The last Firefall was on Thursday, January 25, 1968. Since it was winter, no crowd was present.

The Firefall might have been discontinued by natural means the following year anyway. The winter of 1968-1969 had very heavy snow. The Glacier Point Hotel was damaged by snow pack, and needed to be razed and rebuilt, hence no guests were booked that summer. A few employees lived in the old Mountain House (then the oldest building in the Park), selling snacks to Glacier Point daytime visitors. In early July 1969, an electrical fire began in the lower floor of the unattended Glacier Point Hotel, and the hotel, Mountain House, and many trees burned. The pile of red fir bark near the hotel, left from previous summers, helped fuel the fire. Glacier Point was closed to visitors for the rest of the summer of 1969 while workers cleared the debris.

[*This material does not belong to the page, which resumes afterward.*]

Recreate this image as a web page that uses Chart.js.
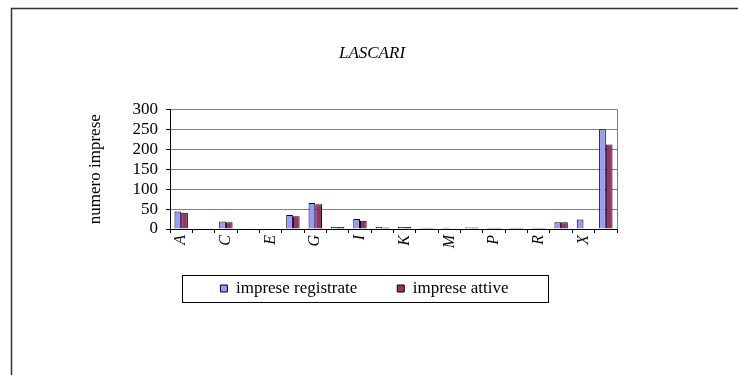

The next summer the Yosemite Park and Curry Company built a small snack shop to serve daytime visitors to Glacier Point. YPCC considered rebuilding a hotel at Glacier Point, but the Park Service would not permit rebuilding at the same location; it would have to be placed further back from the precipice.

Water was always a problem at Glacier Point. Some summers the hotel was closed in August due to insufficient water. So the Glacier Point Hotel and McCauley's old Mountain House, like the famous Firefall, became only memories.